• **Set exercise**: Output the full listing below exactly as it reads, and skip anything that is a picture.

-- start of Source material --

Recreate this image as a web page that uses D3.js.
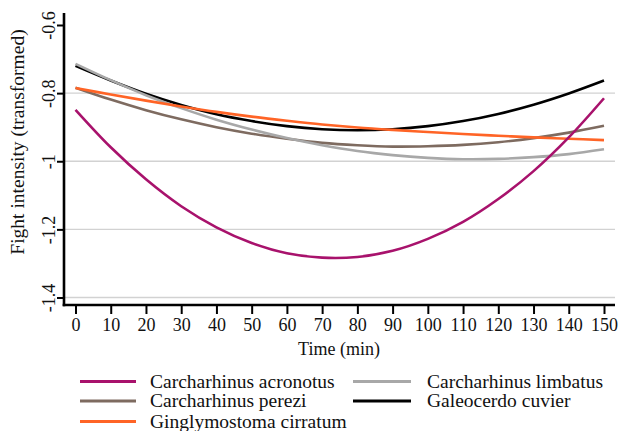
<!DOCTYPE html>
<html>
<head>
<meta charset="utf-8">
<script src="https://cdn.jsdelivr.net/npm/d3@7"></script>
<style>
  html, body { margin: 0; padding: 0; background: #fff; }
  svg { display: block; }
  text { font-family: "Liberation Serif", "Times New Roman", serif; fill: #111; }
</style>
</head>
<body>
<svg id="chart" width="620" height="431"></svg>
<script>
// ---- data ----
const times = [0, 10, 20, 30, 40, 50, 60, 70, 80, 90, 100, 110, 120, 130, 140, 150];
const acronotus = [-0.849, -0.959, -1.053, -1.132, -1.194, -1.240, -1.270, -1.283, -1.281, -1.263, -1.228, -1.178, -1.111, -1.029, -0.930, -0.815];
const perezi    = [-0.784, -0.819, -0.850, -0.877, -0.900, -0.919, -0.934, -0.946, -0.953, -0.957, -0.956, -0.952, -0.944, -0.932, -0.916, -0.896];
const cirratum  = [-0.785, -0.804, -0.822, -0.839, -0.855, -0.869, -0.881, -0.892, -0.901, -0.908, -0.914, -0.920, -0.925, -0.930, -0.934, -0.938];
const limbatus  = [-0.714, -0.762, -0.806, -0.844, -0.878, -0.907, -0.932, -0.953, -0.970, -0.982, -0.990, -0.994, -0.993, -0.988, -0.979, -0.965];
const cuvier    = [-0.720, -0.763, -0.802, -0.835, -0.862, -0.882, -0.897, -0.906, -0.909, -0.906, -0.897, -0.882, -0.861, -0.834, -0.801, -0.763];
const xTicks = [0, 10, 20, 30, 40, 50, 60, 70, 80, 90, 100, 110, 120, 130, 140, 150];
const yTicks = [-0.6, -0.8, -1, -1.2, -1.4];
const gridValues = [-0.8, -1, -1.2, -1.4];
const xTitle = "Time (min)";
const yTitle = "Fight intensity (transformed)";

const series = [
  { name: "Carcharhinus perezi",    values: perezi,    color: "#7e6b60" },
  { name: "Galeocerdo cuvier",      values: cuvier,    color: "#000000" },
  { name: "Carcharhinus limbatus",  values: limbatus,  color: "#a8a8a8" },
  { name: "Ginglymostoma cirratum", values: cirratum,  color: "#ff6426" },
  { name: "Carcharhinus acronotus", values: acronotus, color: "#a8126c" }
];
const legendOrder = [
  ["Carcharhinus acronotus", 0, 0],
  ["Carcharhinus perezi", 0, 1],
  ["Ginglymostoma cirratum", 0, 2],
  ["Carcharhinus limbatus", 1, 0],
  ["Galeocerdo cuvier", 1, 1]
];

// ---- layout ----
const svg = d3.select("#chart");
const axisX = 64, axisY = 305, plotRight = 615, plotTop = 13;
const x = d3.scaleLinear().domain([0, 150]).range([75.5, 604]);
const y = d3.scaleLinear().domain([-1.4, -0.6]).range([297.5, 25]);

// gridlines
svg.append("g").selectAll("line").data(gridValues).join("line")
  .attr("x1", axisX).attr("x2", plotRight)
  .attr("y1", d => y(d)).attr("y2", d => y(d))
  .attr("stroke", "#d2d2d2").attr("stroke-width", 1.3);

// lines
const line = d3.line().x((d, i) => x(times[i])).y(d => y(d)).curve(d3.curveCatmullRom);
svg.append("g").selectAll("path").data(series).join("path")
  .attr("d", d => line(d.values))
  .attr("fill", "none")
  .attr("stroke", d => d.color)
  .attr("stroke-width", 2.6)
  .attr("stroke-linecap", "butt");

// x axis
const gx = svg.append("g").attr("transform", `translate(0,${axisY})`)
  .call(d3.axisBottom(x).tickValues(xTicks).tickSize(9).tickPadding(4).tickFormat(d => String(d)));
gx.select(".domain").remove();
gx.selectAll(".tick line").attr("stroke", "#000").attr("stroke-width", 2);
gx.selectAll(".tick text").attr("font-size", 18).attr("fill", "#111")
  .attr("font-family", "Liberation Serif, serif");

// y axis
const gy = svg.append("g").attr("transform", `translate(${axisX},0)`)
  .call(d3.axisLeft(y).tickValues(yTicks).tickSize(7).tickFormat(d => String(d)));
gy.select(".domain").remove();
gy.selectAll(".tick line").attr("stroke", "#000").attr("stroke-width", 2);
gy.selectAll(".tick text")
  .attr("font-size", 18).attr("fill", "#111").attr("font-family", "Liberation Serif, serif")
  .attr("text-anchor", "middle").attr("dy", null).attr("x", null)
  .attr("transform", "translate(-9,0) rotate(-90)");

// axis lines
svg.append("line").attr("x1", axisX).attr("x2", axisX).attr("y1", plotTop).attr("y2", axisY + 1.2)
  .attr("stroke", "#000").attr("stroke-width", 2.6);
svg.append("line").attr("x1", axisX - 1.3).attr("x2", plotRight).attr("y1", axisY).attr("y2", axisY)
  .attr("stroke", "#000").attr("stroke-width", 2.6);

// titles
svg.append("text").attr("x", 339).attr("y", 355).attr("text-anchor", "middle")
  .attr("font-size", 18).text(xTitle);
svg.append("text").attr("transform", "translate(24,142) rotate(-90)").attr("text-anchor", "middle")
  .attr("font-size", 19.5).text(yTitle);

// legend
const colX = [[80, 136, 150], [353, 411, 427]];
const rowY = [381.5, 401, 421.5];
const byName = Object.fromEntries(series.map(s => [s.name, s]));
const lg = svg.append("g").selectAll("g").data(legendOrder).join("g");
lg.append("line")
  .attr("x1", d => colX[d[1]][0]).attr("x2", d => colX[d[1]][1])
  .attr("y1", d => rowY[d[2]]).attr("y2", d => rowY[d[2]])
  .attr("stroke", d => byName[d[0]].color).attr("stroke-width", 2.8);
lg.append("text")
  .attr("x", d => colX[d[1]][2]).attr("y", d => rowY[d[2]] + 6)
  .attr("font-size", 19.5).text(d => d[0]);
</script>
</body>
</html>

-- end of Source material --

• **Worked solution**:
Recreate this image as a web page that uses D3.js.
<!DOCTYPE html>
<html>
<head>
<meta charset="utf-8">
<script src="https://cdn.jsdelivr.net/npm/d3@7"></script>
<style>
  html, body { margin: 0; padding: 0; background: #fff; }
  svg { display: block; }
  text { font-family: "Liberation Serif", "Times New Roman", serif; fill: #111; }
</style>
</head>
<body>
<svg id="chart" width="620" height="431"></svg>
<script>
// ---- data ----
const times = [0, 10, 20, 30, 40, 50, 60, 70, 80, 90, 100, 110, 120, 130, 140, 150];
const acronotus = [-0.849, -0.959, -1.053, -1.132, -1.194, -1.240, -1.270, -1.283, -1.281, -1.263, -1.228, -1.178, -1.111, -1.029, -0.930, -0.815];
const perezi    = [-0.784, -0.819, -0.850, -0.877, -0.900, -0.919, -0.934, -0.946, -0.953, -0.957, -0.956, -0.952, -0.944, -0.932, -0.916, -0.896];
const cirratum  = [-0.785, -0.804, -0.822, -0.839, -0.855, -0.869, -0.881, -0.892, -0.901, -0.908, -0.914, -0.920, -0.925, -0.930, -0.934, -0.938];
const limbatus  = [-0.714, -0.762, -0.806, -0.844, -0.878, -0.907, -0.932, -0.953, -0.970, -0.982, -0.990, -0.994, -0.993, -0.988, -0.979, -0.965];
const cuvier    = [-0.720, -0.763, -0.802, -0.835, -0.862, -0.882, -0.897, -0.906, -0.909, -0.906, -0.897, -0.882, -0.861, -0.834, -0.801, -0.763];
const xTicks = [0, 10, 20, 30, 40, 50, 60, 70, 80, 90, 100, 110, 120, 130, 140, 150];
const yTicks = [-0.6, -0.8, -1, -1.2, -1.4];
const gridValues = [-0.8, -1, -1.2, -1.4];
const xTitle = "Time (min)";
const yTitle = "Fight intensity (transformed)";

const series = [
  { name: "Carcharhinus perezi",    values: perezi,    color: "#7e6b60" },
  { name: "Galeocerdo cuvier",      values: cuvier,    color: "#000000" },
  { name: "Carcharhinus limbatus",  values: limbatus,  color: "#a8a8a8" },
  { name: "Ginglymostoma cirratum", values: cirratum,  color: "#ff6426" },
  { name: "Carcharhinus acronotus", values: acronotus, color: "#a8126c" }
];
const legendOrder = [
  ["Carcharhinus acronotus", 0, 0],
  ["Carcharhinus perezi", 0, 1],
  ["Ginglymostoma cirratum", 0, 2],
  ["Carcharhinus limbatus", 1, 0],
  ["Galeocerdo cuvier", 1, 1]
];

// ---- layout ----
const svg = d3.select("#chart");
const axisX = 64, axisY = 305, plotRight = 615, plotTop = 13;
const x = d3.scaleLinear().domain([0, 150]).range([75.5, 604]);
const y = d3.scaleLinear().domain([-1.4, -0.6]).range([297.5, 25]);

// gridlines
svg.append("g").selectAll("line").data(gridValues).join("line")
  .attr("x1", axisX).attr("x2", plotRight)
  .attr("y1", d => y(d)).attr("y2", d => y(d))
  .attr("stroke", "#d2d2d2").attr("stroke-width", 1.3);

// lines
const line = d3.line().x((d, i) => x(times[i])).y(d => y(d)).curve(d3.curveCatmullRom);
svg.append("g").selectAll("path").data(series).join("path")
  .attr("d", d => line(d.values))
  .attr("fill", "none")
  .attr("stroke", d => d.color)
  .attr("stroke-width", 2.6)
  .attr("stroke-linecap", "butt");

// x axis
const gx = svg.append("g").attr("transform", `translate(0,${axisY})`)
  .call(d3.axisBottom(x).tickValues(xTicks).tickSize(9).tickPadding(4).tickFormat(d => String(d)));
gx.select(".domain").remove();
gx.selectAll(".tick line").attr("stroke", "#000").attr("stroke-width", 2);
gx.selectAll(".tick text").attr("font-size", 18).attr("fill", "#111")
  .attr("font-family", "Liberation Serif, serif");

// y axis
const gy = svg.append("g").attr("transform", `translate(${axisX},0)`)
  .call(d3.axisLeft(y).tickValues(yTicks).tickSize(7).tickFormat(d => String(d)));
gy.select(".domain").remove();
gy.selectAll(".tick line").attr("stroke", "#000").attr("stroke-width", 2);
gy.selectAll(".tick text")
  .attr("font-size", 18).attr("fill", "#111").attr("font-family", "Liberation Serif, serif")
  .attr("text-anchor", "middle").attr("dy", null).attr("x", null)
  .attr("transform", "translate(-9,0) rotate(-90)");

// axis lines
svg.append("line").attr("x1", axisX).attr("x2", axisX).attr("y1", plotTop).attr("y2", axisY + 1.2)
  .attr("stroke", "#000").attr("stroke-width", 2.6);
svg.append("line").attr("x1", axisX - 1.3).attr("x2", plotRight).attr("y1", axisY).attr("y2", axisY)
  .attr("stroke", "#000").attr("stroke-width", 2.6);

// titles
svg.append("text").attr("x", 339).attr("y", 355).attr("text-anchor", "middle")
  .attr("font-size", 18).text(xTitle);
svg.append("text").attr("transform", "translate(24,142) rotate(-90)").attr("text-anchor", "middle")
  .attr("font-size", 19.5).text(yTitle);

// legend
const colX = [[80, 136, 150], [353, 411, 427]];
const rowY = [381.5, 401, 421.5];
const byName = Object.fromEntries(series.map(s => [s.name, s]));
const lg = svg.append("g").selectAll("g").data(legendOrder).join("g");
lg.append("line")
  .attr("x1", d => colX[d[1]][0]).attr("x2", d => colX[d[1]][1])
  .attr("y1", d => rowY[d[2]]).attr("y2", d => rowY[d[2]])
  .attr("stroke", d => byName[d[0]].color).attr("stroke-width", 2.8);
lg.append("text")
  .attr("x", d => colX[d[1]][2]).attr("y", d => rowY[d[2]] + 6)
  .attr("font-size", 19.5).text(d => d[0]);
</script>
</body>
</html>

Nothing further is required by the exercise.